Jesus Came... Dust and All

An article I wrote for the Laity Lodge Family Camp's December newsletter.  A huge thanks to Jessica for editing ~ you put a pretty frame around my words!


I glanced across the den at our measly little Christmas tree, the sparse, glittery branches suspending a handful of ornaments. This gently-used display piece I’d bought from a gift shop was small enough to fit on a side table, the only piece of furniture in our bare living room.

Here we were, the week before Christmas, and my home looked like it had been through a tornado. The exciting part was that we were going through a remodel. The unnerving part was that we were going through a remodel. Smack-dab in the middle of the holiday season, our home was anything but cozy and Christmassy. All of our living room furniture sat stacked like puzzle pieces in a back room, and gaping holes in the sheetrock greeted those who entered our living areas. Because we were re-doing most of the downstairs floors, our piano remained wedged in the entryway, blocking passage to and from the front door. Tractors and trucks morphed both our back and front yards into gargantuan mud pits, which kept our floors covered in the footprints and paw prints of our four kids and three dogs.

This wasn’t my favorite way to spend the holidays, in a messy, crazy home. Our lack of order and routine made me fear that Christmas would simply pass our family by. I envied my friends as they decorated their homes, shopped for and wrapped gifts, and baked cookies with their children in clean, functioning kitchens.

As my discontentment grew, I knew I had to make a choice: either forge through the December days making our Christmas “normal” by enforcing unrealistic traditions, or hold those traditions in an open hand and take pressure off of our already over-extended family.

Neither option sounded fun.

I wanted to somehow—even in a construction zone—create an atmosphere for anticipating Jesus’ Coming. I also desired to actually engage my family during the Advent season and spend time together.

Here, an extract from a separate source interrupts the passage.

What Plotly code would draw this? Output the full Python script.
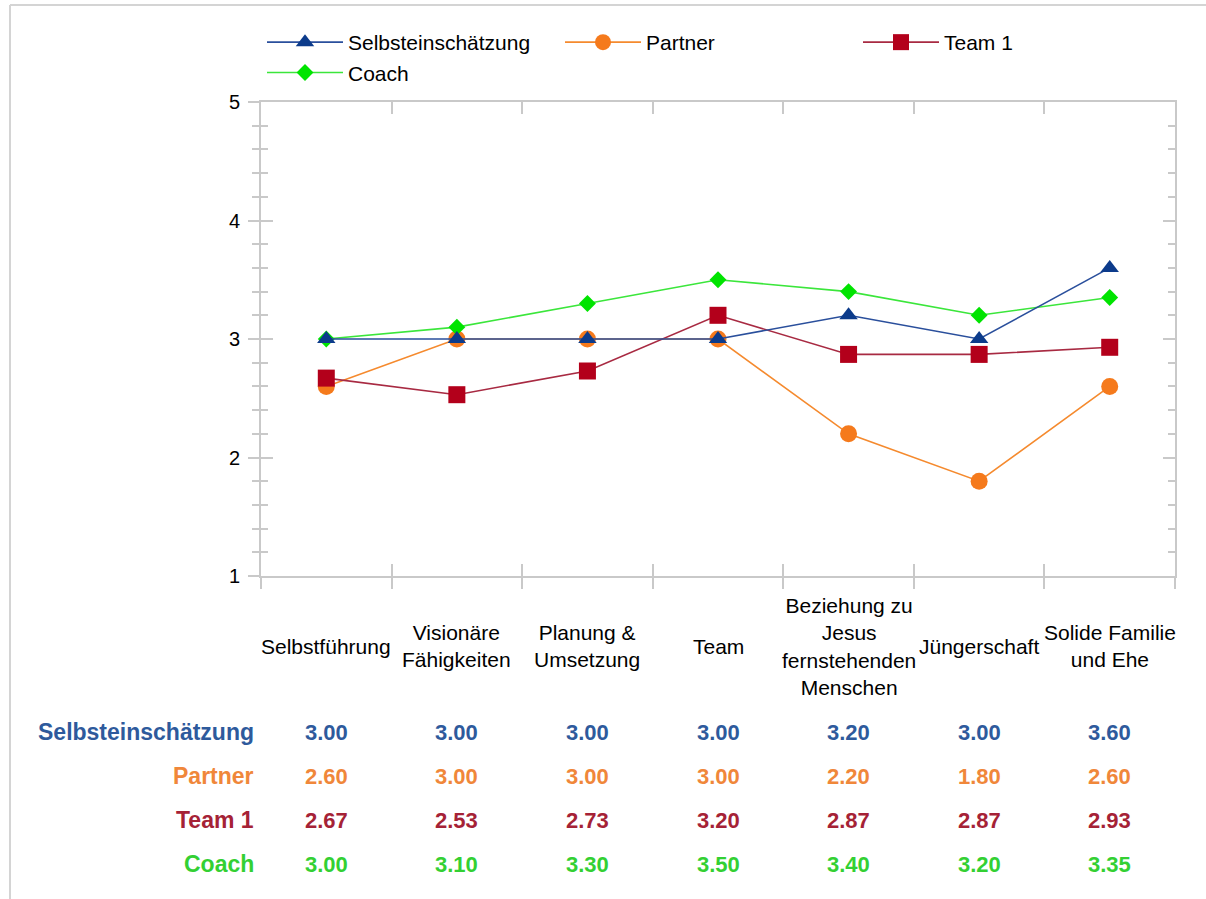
import plotly.graph_objects as go

# Competency categories (x axis) and the four rating series
categories = [
    "Selbstführung",
    "Visionäre<br>Fähigkeiten",
    "Planung &<br>Umsetzung",
    "Team",
    "Beziehung zu<br>Jesus<br>fernstehenden<br>Menschen",
    "Jüngerschaft",
    "Solide Familie<br>und Ehe",
]
series_names = ["Selbsteinschätzung", "Partner", "Team 1", "Coach"]
selbst = [3.00, 3.00, 3.00, 3.00, 3.20, 3.00, 3.60]
partner = [2.60, 3.00, 3.00, 3.00, 2.20, 1.80, 2.60]
team1 = [2.67, 2.53, 2.73, 3.20, 2.87, 2.87, 2.93]
coach = [3.00, 3.10, 3.30, 3.50, 3.40, 3.20, 3.35]
y_ticks = [1, 2, 3, 4, 5]

values = [selbst, partner, team1, coach]

# Styling per series
line_colors = ["#2A4F9C", "#F58A2E", "#A82A42", "#3BE63B"]
marker_colors = ["#0C3B8B", "#F57A1C", "#B3001B", "#00E400"]
text_colors = ["#2E5A9C", "#F0873A", "#A52236", "#33D033"]
symbols = ["triangle-up", "circle", "square", "diamond"]
sizes = [16, 17, 17, 13]
draw_order = [1, 2, 3, 0]  # Partner, Team 1, Coach, then Selbsteinschätzung on top

W, H = 1206, 899
ML, MR, MT, MB = 261, 31, 102, 323
PW, PH = W - ML - MR, H - MT - MB

def px_to_paper_x(px):
    return (px - ML) / PW

def px_to_paper_y(py):
    return (H - MB - py) / PH

FONT = "Liberation Sans, Arial, sans-serif"
GRID = "#C9C9C9"

fig = go.Figure()
for i in draw_order:
    fig.add_trace(go.Scatter(
        x=categories,
        y=values[i],
        name=series_names[i],
        mode="lines+markers",
        line=dict(color=line_colors[i], width=1.6),
        marker=dict(symbol=symbols[i], size=sizes[i], color=marker_colors[i],
                    line=dict(width=0)),
        legendrank=i + 1,
    ))

# Empty trace so the overlaid frame axes (inward ticks, top/right edges) get drawn
fig.add_trace(go.Scatter(x=[], y=[], xaxis="x2", yaxis="y2",
                         showlegend=False, hoverinfo="skip"))

annotations = []
# Category labels, vertically centred under the axis
for c in categories:
    annotations.append(dict(
        x=c, xref="x", y=px_to_paper_y(646), yref="paper",
        text=c, showarrow=False, xanchor="center", yanchor="middle",
        font=dict(family=FONT, size=21, color="#000000"), align="center",
    ))

# Value table under the chart
row_y = [732, 776, 820, 864]
for i, name in enumerate(series_names):
    yy = px_to_paper_y(row_y[i])
    annotations.append(dict(
        x=px_to_paper_x(256), xref="paper", y=yy, yref="paper",
        text=f"<b>{name}</b>", showarrow=False, xanchor="right", yanchor="middle",
        font=dict(family=FONT, size=23, color=text_colors[i]),
    ))
    for c, v in zip(categories, values[i]):
        annotations.append(dict(
            x=c, xref="x", y=yy, yref="paper",
            text=f"<b>{v:.2f}</b>", showarrow=False, xanchor="center", yanchor="middle",
            font=dict(family=FONT, size=22, color=text_colors[i]),
        ))

n = len(categories)
boundaries = [k - 0.5 for k in range(n + 1)]

fig.update_layout(
    width=W, height=H,
    margin=dict(l=ML, r=MR, t=MT, b=MB),
    paper_bgcolor="white", plot_bgcolor="white",
    font=dict(family=FONT, size=20, color="#000000"),
    showlegend=True,
    legend=dict(
        orientation="h", x=px_to_paper_x(262), y=px_to_paper_y(22),
        xanchor="left", yanchor="top",
        entrywidth=207, entrywidthmode="pixels", itemwidth=76,
        font=dict(family=FONT, size=21, color="#000000"),
        tracegroupgap=0, bgcolor="rgba(0,0,0,0)",
    ),
    xaxis=dict(
        type="category", categoryorder="array", categoryarray=categories,
        tickson="boundaries", ticks="outside", ticklen=11, tickwidth=1.5,
        tickcolor=GRID, showticklabels=False,
        showline=True, linecolor=GRID, linewidth=2, showgrid=False, zeroline=False,
        range=[-0.5, n - 0.5],
    ),
    xaxis2=dict(
        overlaying="x", anchor="y", range=[-0.5, n - 0.5],
        tickmode="array", tickvals=boundaries, ticks="inside", ticklen=12,
        tickwidth=1.5, tickcolor=GRID, showticklabels=False,
        showline=True, linecolor=GRID, linewidth=2, mirror="ticks",
        showgrid=False, zeroline=False,
    ),
    yaxis=dict(
        range=[1, 5], tickmode="array", tickvals=y_ticks,
        ticks="outside", ticklen=11, tickwidth=1.5, tickcolor=GRID,
        minor=dict(dtick=0.2, ticks="outside", ticklen=7, tickwidth=1.5,
                   tickcolor=GRID, showgrid=False),
        showline=True, linecolor=GRID, linewidth=2, showgrid=False, zeroline=False,
        tickfont=dict(family=FONT, size=20, color="#000000"), ticklabelstandoff=4,
    ),
    yaxis2=dict(
        overlaying="y", anchor="x", side="left", range=[1, 5],
        tickmode="array", tickvals=y_ticks, ticks="inside", ticklen=12,
        tickwidth=1.5, tickcolor=GRID,
        minor=dict(dtick=0.2, ticks="inside", ticklen=7, tickwidth=1.5,
                   tickcolor=GRID, showgrid=False),
        showticklabels=False, showline=True, linecolor=GRID, linewidth=2,
        mirror="ticks", showgrid=False, zeroline=False,
    ),
    annotations=annotations,
    shapes=[
        # light outer frame (top and left edges)
        dict(type="line", xref="paper", yref="paper",
             x0=px_to_paper_x(10), x1=px_to_paper_x(W + 5),
             y0=px_to_paper_y(5), y1=px_to_paper_y(5),
             line=dict(color="#D4D4D4", width=2), layer="below"),
        dict(type="line", xref="paper", yref="paper",
             x0=px_to_paper_x(10), x1=px_to_paper_x(10),
             y0=px_to_paper_y(5), y1=px_to_paper_y(H + 5),
             line=dict(color="#D4D4D4", width=2), layer="below"),
    ],
)

fig.write_html("out.html")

It turned out we could accomplish both of these even without living room furniture or a Nativity set. Each Sunday evening, we gathered on a quilt on the den floor with hot cocoa and took turns reading our Advent book. Those few candlelit moments drew us away from the mess and the mud and into the reality that Christ our Savior came into the world.

We looked at our calendar and set aside a few chunks of time for making a gingerbread house, driving around town looking at Christmas lights, and baking almond brittle for neighbors and teachers. The state of our home actually prompted us to look outward toward the needs of others, and we got to spend an evening with another family singing carols and visiting with precious folks at a retirement home.

I don’t think my kids missed a beat. We, for the most part, turned the calendar page to January without regrets. In the simplifying, we created a margin to enjoy each other, friends, and extended family, and to welcome Christ into our home.

This year we will enter the holidays with a more organized, peaceful home. But we are already reminded that moves, health issues, job changes, weddings, funerals, and the needs of friends will always challenge our holiday plans. Something will always try to diminish our joy and peace. But it doesn’t have to. Jesus was born in a dusty manger, not in a clean, decorated home. And isn’t that the point? He is the atmosphere. He is the season. He is Christmas.

Jesus still comes to our homes, dust and all.

Comments

Anonymous said…
Well that was beautiful. Thank you and Merry Christmas dear friend!
Krista Sanders said…
Great words, friend. I won't forget the conversations with you during last Christmas. I love how you thought it through, asked your kids etc. You found out what they loved about a Wilson Christmas. Thanks for the reminders here.